A: Mercury is an essential ingredient for most energy efficient lighting products, including CFLs. It is the mercury that excites phosphors in a CFL, causing them to glow and give light.

The amount of mercury in the most popular and widely used TCP CFLs is minimal, ranging between 2.3 mg and 3.5 mg. That is lower than other CFLs on the market, which generally contain approximately 5 mg, roughly the equivalent of the tip of a ballpoint pen.

By comparison, older home thermometers contain 500 milligrams of mercury and many manual thermostats contain up to 3000 milligrams. It would take between 100 and 600 CFLs to equal those amounts.

Mercury can be added to the CFL in two ways.

Some manufacturers use liquid mercury, which is less expensive and more difficult to accurately dose.

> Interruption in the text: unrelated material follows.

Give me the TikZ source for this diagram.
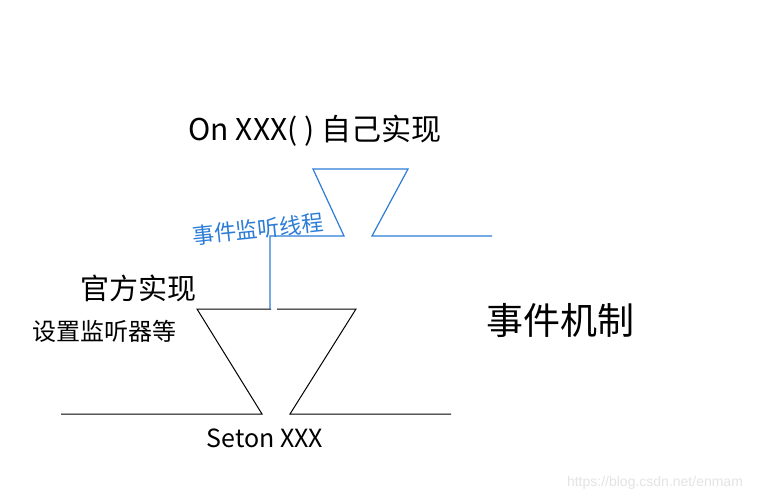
\documentclass[tikz,border=0pt]{standalone}
\usepackage{fontspec}
\setmainfont{Liberation Sans}
\newfontfamily\cjk{Noto Sans CJK SC}
\definecolor{penblue}{RGB}{45,125,215}
\definecolor{wm}{RGB}{228,228,228}
\begin{document}
\begin{tikzpicture}[x=1pt,y=-1pt,
  blackline/.style={draw=black,line width=1pt},
  blueline/.style={draw=penblue,line width=1.2pt},
  hand/.style={font=\cjk, inner sep=0pt, anchor=center}]
\useasboundingbox (0,0) rectangle (765,500);
\fill[white] (0,0) rectangle (765,500);
% black lower shape
\draw[blackline] (61,414) -- (262,414) -- (197,309) -- (271,309);
\draw[blackline] (277,309) -- (356,309) -- (290,414) -- (451,414);
% blue upper shape
\draw[blueline] (270,309) -- (270,236) -- (344,236) -- (313,169) -- (408,169) -- (372,236) -- (492,236);
% texts
\node[hand,font=\cjk\fontsize{30}{32}\selectfont] (t1) at (315,131) {On XXX( ) 自己实现};
\node[hand,text=penblue,rotate=6,font=\cjk\fontsize{22}{24}\selectfont] (t2) at (258,229) {事件监听线程};
\node[hand,font=\cjk\fontsize{29}{31}\selectfont] (t3) at (138,288) {官方实现};
\node[hand,font=\cjk\fontsize{24}{26}\selectfont] (t4) at (104,331) {设置监听器等};
\node[hand,font=\cjk\fontsize{25}{27}\selectfont] (t5) at (265,438) {Seton XXX};
\node[hand,font=\cjk\fontsize{37}{40}\selectfont] (t6) at (560,320) {事件机制};
\node[hand,text=wm,font=\fontsize{14}{16}\selectfont] (wm) at (655,483) {https://blog.csdn.net/enmam};
\end{tikzpicture}
\end{document}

TCP uses amalgam, a small “pill” which is a solid state form of mercury and other elements. Amalgam is much easier and more accurate to dose.

TCP is the only manufacturer using 100 percent amalgam in its CFL products.

Q. Since CFLs contain mercury, how can they still be good for the environment?

A: CFLs are responsible for less mercury than standard incandescent light bulbs, and actually work to prevent mercury from entering our air, where it most affects our health.

The highest source of mercury in our air comes from burning fossil fuels such as coal, the most common fuel used in the U.S. to produce electricity.

A CFL uses 75% less energy than an incandescent light bulb and lasts at least six times longer. A power plant will emit 10 mg of mercury to produce the electricity to run an incandescent bulb compared to only 2.4 mg of mercury to run a CFL for the same time.

Q..Should I be concerned about using CFLs in my home? Q.

A: CFLs are safe to use in your home. No mercury is released when the bulbs are in use and they pose no danger to you or your family when used properly.

Q. How do I safely dispose of a CFL when it burns out?

A: It is best to recycle your CFL. Recycling programs exist for mercury in older non-digital thermostats and mercury thermometers, but residential CFL recycling programs are just now appearing. To find a residential recycling program in your area, visit earth911.org or lamprecycle.org. You can also call 1-800-CLEAN-UP.

If recycling is not an option in your area, place the CFL in a sealed plastic bag and dispose the same way your would batteries, oil-based paint and motor oil at your local Household Hazardous Waste (HHW) Collection Site.

If your local HHW Collection Site cannot accept CFLs, seal the CFL in a plastic bag and place with your regular trash.


Q.:What should I do if I break a CFL?

A: If a CFL breaks carefully sweep up all the fragments – wipe the area with a wet towel and dispose of all fragments, including the used towel, in a sealed plastic bag. Follow all disposal instructions. If possible open windows to allow the room to ventilate.

Do NOT use a vacuum.

Place all fragments in a sealed plastic bag and follow disposal instructions.

Q. What steps are being taken to reduce the amount of mercury in a CFL?

A: The mercury used in all TCP CFLs is the lowest dosage possible to maintain proper lamp function, however we are committed to reducing mercury content whenever possible and as part of that call to action have joined the NEMA voluntary commitment program. All participating manufacturers have promised to cap the total mercury content of all CFLs under 25 watts at 5 mg. CFLs that use 25 – 40 watts are capped at 6 mg per unit.

Q. What is mercury, what are the sources of mercury emissions, and what are the risks?

A: Mercury is an element found naturally in the environment. Mercury emissions in the air can come from both natural and man-made sources. Utility power plants (mainly coal-fired) are the primary man-made source, as mercury that naturally exists in coal is released into the air when coal is burned to make electricity.

Coal-fired power generation accounts for roughly 40% of the mercury emissions in the U.S. EPA is implementing policies to reduce airborne mercury emissions. Under regulations issued in 2005, coal- fired power plants will need to reduce their emissions by 70 percent by 2018. Airborne mercury poses a very low risk of exposure. However, when mercury emissions deposit into

lakes and oceans, they can transform into a highly toxic form that builds up in fish. Fish consumption is the most common pathway for human exposure to mercury. Pregnant women and young children are most vulnerable to the effects of this type of mercury exposure. However, The Food and Drug Administration (FDA) estimates that most people are not exposed to harmful levels of mercury through fish consumption.